** BEGIN **
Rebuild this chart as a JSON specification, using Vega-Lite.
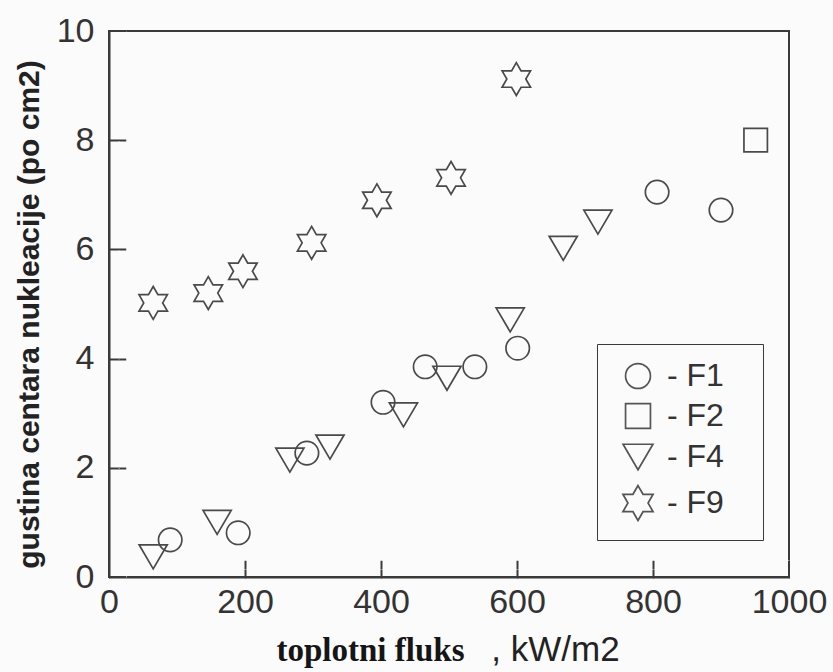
{
  "$schema": "https://vega.github.io/schema/vega-lite/v6.json",
  "autosize": "none",
  "width": 680,
  "height": 546,
  "padding": {"left": 109, "top": 31, "right": 44, "bottom": 95},
  "background": "#fbfbfb",
  "config": {
    "view": {"stroke": "#3a3a3a", "strokeWidth": 2},
    "axis": {"grid": false}
  },
  "data": {
    "values": [
      {"flux": 90, "density": 0.68, "series": "F1"},
      {"flux": 190, "density": 0.81, "series": "F1"},
      {"flux": 291, "density": 2.27, "series": "F1"},
      {"flux": 403, "density": 3.2, "series": "F1"},
      {"flux": 465, "density": 3.85, "series": "F1"},
      {"flux": 538, "density": 3.85, "series": "F1"},
      {"flux": 601, "density": 4.19, "series": "F1"},
      {"flux": 806, "density": 7.05, "series": "F1"},
      {"flux": 900, "density": 6.72, "series": "F1"},
      {"flux": 951, "density": 8.0, "series": "F2"},
      {"flux": 65, "density": 0.37, "series": "F4"},
      {"flux": 159, "density": 1.0, "series": "F4"},
      {"flux": 266, "density": 2.14, "series": "F4"},
      {"flux": 325, "density": 2.38, "series": "F4"},
      {"flux": 433, "density": 2.97, "series": "F4"},
      {"flux": 497, "density": 3.64, "series": "F4"},
      {"flux": 590, "density": 4.71, "series": "F4"},
      {"flux": 668, "density": 6.02, "series": "F4"},
      {"flux": 719, "density": 6.5, "series": "F4"},
      {"flux": 65, "density": 5.02, "series": "F9"},
      {"flux": 146, "density": 5.2, "series": "F9"},
      {"flux": 197, "density": 5.6, "series": "F9"},
      {"flux": 298, "density": 6.12, "series": "F9"},
      {"flux": 394, "density": 6.9, "series": "F9"},
      {"flux": 503, "density": 7.31, "series": "F9"},
      {"flux": 599, "density": 9.12, "series": "F9"}
    ]
  },
  "resolve": {"axis": {"x": "independent", "y": "independent"}},
  "layer": [
    {
      "mark": {"type": "point", "filled": false, "strokeWidth": 1.7, "size": 550, "opacity": 1},
      "encoding": {
        "x": {
          "field": "flux", "type": "quantitative",
          "scale": {"domain": [0, 1000], "nice": false, "zero": false},
          "axis": {
            "orient": "bottom",
            "values": [0, 200, 400, 600, 800, 1000],
            "format": "d",
            "ticks": true, "tickSize": 1, "tickWidth": 1, "tickColor": "#3a3a3a",
            "domainColor": "#3a3a3a", "domainWidth": 2,
            "labelFont": "Liberation Sans", "labelFontSize": 34, "labelColor": "#333",
            "labelPadding": 7, "labelFlush": false, "labelOverlap": false,
            "title": "toplotni fluks",
            "titleFont": "Liberation Serif", "titleFontWeight": "bold", "titleFontSize": 33, "titleColor": "#151515",
            "titleX": 261, "titleY": 83, "titleAlign": "center", "titleBaseline": "alphabetic"
          }
        },
        "y": {
          "field": "density", "type": "quantitative",
          "scale": {"domain": [0, 10], "nice": false, "zero": false},
          "axis": {
            "orient": "left",
            "values": [0, 2, 4, 6, 8, 10],
            "ticks": true, "tickSize": 1, "tickWidth": 1, "tickColor": "#3a3a3a",
            "domainColor": "#3a3a3a", "domainWidth": 2,
            "labelFont": "Liberation Sans", "labelFontSize": 34, "labelColor": "#333",
            "labelPadding": 14, "labelFlush": false, "labelOverlap": false,
            "title": "gustina centara nukleacije (po cm2)",
            "titleFont": "Liberation Sans", "titleFontWeight": "bold", "titleFontSize": 30, "titleColor": "#222",
            "titleX": -80, "titleY": 283, "titleAlign": "center", "titleBaseline": "middle", "titleAngle": -90
          }
        },
        "shape": {
          "field": "series", "type": "nominal",
          "scale": {
            "domain": ["F1", "F2", "F4", "F9"],
            "range": [
              "circle",
              "square",
              "M-1.2,-1.025L1.2,-1.025L0,1.025Z",
              "M0,-1.4L0.404,-0.7L1.212,-0.7L0.808,0L1.212,0.7L0.404,0.7L0,1.4L-0.404,0.7L-1.212,0.7L-0.808,0L-1.212,-0.7L-0.404,-0.7Z"
            ]
          },
          "legend": {
            "orient": "none", "legendX": 488, "legendY": 313,
            "title": null,
            "padding": 16,
            "strokeColor": "#3a3a3a", "fillColor": "#fbfbfb",
            "symbolSize": 620, "symbolStrokeColor": "#555", "symbolFillColor": "transparent", "symbolStrokeWidth": 1.7,
            "symbolOffset": 9,
            "labelFont": "Liberation Sans", "labelFontSize": 32, "labelColor": "#333",
            "labelOffset": 13, "rowPadding": 8,
            "labelExpr": "'- ' + datum.label + '\u2800'"
          }
        },
        "color": {"value": "#4a4a4a"}
      }
    },
    {
      "mark": {"type": "point", "opacity": 0},
      "encoding": {
        "x": {
          "field": "flux", "type": "quantitative",
          "axis": {
            "orient": "bottom", "offset": -17,
            "values": [200, 400, 600, 800],
            "domain": true, "domainColor": "#fbfbfb", "domainWidth": 0.5,
            "labels": true, "labelColor": "#fbfbfb", "labelFontSize": 2, "labelPadding": -10,
            "ticks": true, "tickSize": 17, "tickWidth": 2, "tickColor": "#3a3a3a",
            "title": ", kW/m2",
            "titleFont": "Liberation Sans", "titleFontWeight": "normal", "titleFontSize": 35, "titleColor": "#222",
            "titleX": 446, "titleY": 100, "titleAlign": "center", "titleBaseline": "alphabetic"
          }
        },
        "y": {
          "field": "density", "type": "quantitative",
          "axis": {
            "orient": "left", "offset": -17,
            "values": [2, 4, 6, 8],
            "domain": true, "domainColor": "#fbfbfb", "domainWidth": 0.5,
            "labels": true, "labelColor": "#fbfbfb", "labelFontSize": 2, "labelPadding": -10,
            "ticks": true, "tickSize": 17, "tickWidth": 2, "tickColor": "#3a3a3a",
            "title": null
          }
        }
      }
    }
  ]
}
** END **
TASK INSTRUCTIONS> Output a faithful copy of the data, with each picture left out.

RESULT OF THIS EXERCISE>
Rebuild this chart as a JSON specification, using Vega-Lite.
{
  "$schema": "https://vega.github.io/schema/vega-lite/v6.json",
  "autosize": "none",
  "width": 680,
  "height": 546,
  "padding": {"left": 109, "top": 31, "right": 44, "bottom": 95},
  "background": "#fbfbfb",
  "config": {
    "view": {"stroke": "#3a3a3a", "strokeWidth": 2},
    "axis": {"grid": false}
  },
  "data": {
    "values": [
      {"flux": 90, "density": 0.68, "series": "F1"},
      {"flux": 190, "density": 0.81, "series": "F1"},
      {"flux": 291, "density": 2.27, "series": "F1"},
      {"flux": 403, "density": 3.2, "series": "F1"},
      {"flux": 465, "density": 3.85, "series": "F1"},
      {"flux": 538, "density": 3.85, "series": "F1"},
      {"flux": 601, "density": 4.19, "series": "F1"},
      {"flux": 806, "density": 7.05, "series": "F1"},
      {"flux": 900, "density": 6.72, "series": "F1"},
      {"flux": 951, "density": 8.0, "series": "F2"},
      {"flux": 65, "density": 0.37, "series": "F4"},
      {"flux": 159, "density": 1.0, "series": "F4"},
      {"flux": 266, "density": 2.14, "series": "F4"},
      {"flux": 325, "density": 2.38, "series": "F4"},
      {"flux": 433, "density": 2.97, "series": "F4"},
      {"flux": 497, "density": 3.64, "series": "F4"},
      {"flux": 590, "density": 4.71, "series": "F4"},
      {"flux": 668, "density": 6.02, "series": "F4"},
      {"flux": 719, "density": 6.5, "series": "F4"},
      {"flux": 65, "density": 5.02, "series": "F9"},
      {"flux": 146, "density": 5.2, "series": "F9"},
      {"flux": 197, "density": 5.6, "series": "F9"},
      {"flux": 298, "density": 6.12, "series": "F9"},
      {"flux": 394, "density": 6.9, "series": "F9"},
      {"flux": 503, "density": 7.31, "series": "F9"},
      {"flux": 599, "density": 9.12, "series": "F9"}
    ]
  },
  "resolve": {"axis": {"x": "independent", "y": "independent"}},
  "layer": [
    {
      "mark": {"type": "point", "filled": false, "strokeWidth": 1.7, "size": 550, "opacity": 1},
      "encoding": {
        "x": {
          "field": "flux", "type": "quantitative",
          "scale": {"domain": [0, 1000], "nice": false, "zero": false},
          "axis": {
            "orient": "bottom",
            "values": [0, 200, 400, 600, 800, 1000],
            "format": "d",
            "ticks": true, "tickSize": 1, "tickWidth": 1, "tickColor": "#3a3a3a",
            "domainColor": "#3a3a3a", "domainWidth": 2,
            "labelFont": "Liberation Sans", "labelFontSize": 34, "labelColor": "#333",
            "labelPadding": 7, "labelFlush": false, "labelOverlap": false,
            "title": "toplotni fluks",
            "titleFont": "Liberation Serif", "titleFontWeight": "bold", "titleFontSize": 33, "titleColor": "#151515",
            "titleX": 261, "titleY": 83, "titleAlign": "center", "titleBaseline": "alphabetic"
          }
        },
        "y": {
          "field": "density", "type": "quantitative",
          "scale": {"domain": [0, 10], "nice": false, "zero": false},
          "axis": {
            "orient": "left",
            "values": [0, 2, 4, 6, 8, 10],
            "ticks": true, "tickSize": 1, "tickWidth": 1, "tickColor": "#3a3a3a",
            "domainColor": "#3a3a3a", "domainWidth": 2,
            "labelFont": "Liberation Sans", "labelFontSize": 34, "labelColor": "#333",
            "labelPadding": 14, "labelFlush": false, "labelOverlap": false,
            "title": "gustina centara nukleacije (po cm2)",
            "titleFont": "Liberation Sans", "titleFontWeight": "bold", "titleFontSize": 30, "titleColor": "#222",
            "titleX": -80, "titleY": 283, "titleAlign": "center", "titleBaseline": "middle", "titleAngle": -90
          }
        },
        "shape": {
          "field": "series", "type": "nominal",
          "scale": {
            "domain": ["F1", "F2", "F4", "F9"],
            "range": [
              "circle",
              "square",
              "M-1.2,-1.025L1.2,-1.025L0,1.025Z",
              "M0,-1.4L0.404,-0.7L1.212,-0.7L0.808,0L1.212,0.7L0.404,0.7L0,1.4L-0.404,0.7L-1.212,0.7L-0.808,0L-1.212,-0.7L-0.404,-0.7Z"
            ]
          },
          "legend": {
            "orient": "none", "legendX": 488, "legendY": 313,
            "title": null,
            "padding": 16,
            "strokeColor": "#3a3a3a", "fillColor": "#fbfbfb",
            "symbolSize": 620, "symbolStrokeColor": "#555", "symbolFillColor": "transparent", "symbolStrokeWidth": 1.7,
            "symbolOffset": 9,
            "labelFont": "Liberation Sans", "labelFontSize": 32, "labelColor": "#333",
            "labelOffset": 13, "rowPadding": 8,
            "labelExpr": "'- ' + datum.label + '\u2800'"
          }
        },
        "color": {"value": "#4a4a4a"}
      }
    },
    {
      "mark": {"type": "point", "opacity": 0},
      "encoding": {
        "x": {
          "field": "flux", "type": "quantitative",
          "axis": {
            "orient": "bottom", "offset": -17,
            "values": [200, 400, 600, 800],
            "domain": true, "domainColor": "#fbfbfb", "domainWidth": 0.5,
            "labels": true, "labelColor": "#fbfbfb", "labelFontSize": 2, "labelPadding": -10,
            "ticks": true, "tickSize": 17, "tickWidth": 2, "tickColor": "#3a3a3a",
            "title": ", kW/m2",
            "titleFont": "Liberation Sans", "titleFontWeight": "normal", "titleFontSize": 35, "titleColor": "#222",
            "titleX": 446, "titleY": 100, "titleAlign": "center", "titleBaseline": "alphabetic"
          }
        },
        "y": {
          "field": "density", "type": "quantitative",
          "axis": {
            "orient": "left", "offset": -17,
            "values": [2, 4, 6, 8],
            "domain": true, "domainColor": "#fbfbfb", "domainWidth": 0.5,
            "labels": true, "labelColor": "#fbfbfb", "labelFontSize": 2, "labelPadding": -10,
            "ticks": true, "tickSize": 17, "tickWidth": 2, "tickColor": "#3a3a3a",
            "title": null
          }
        }
      }
    }
  ]
}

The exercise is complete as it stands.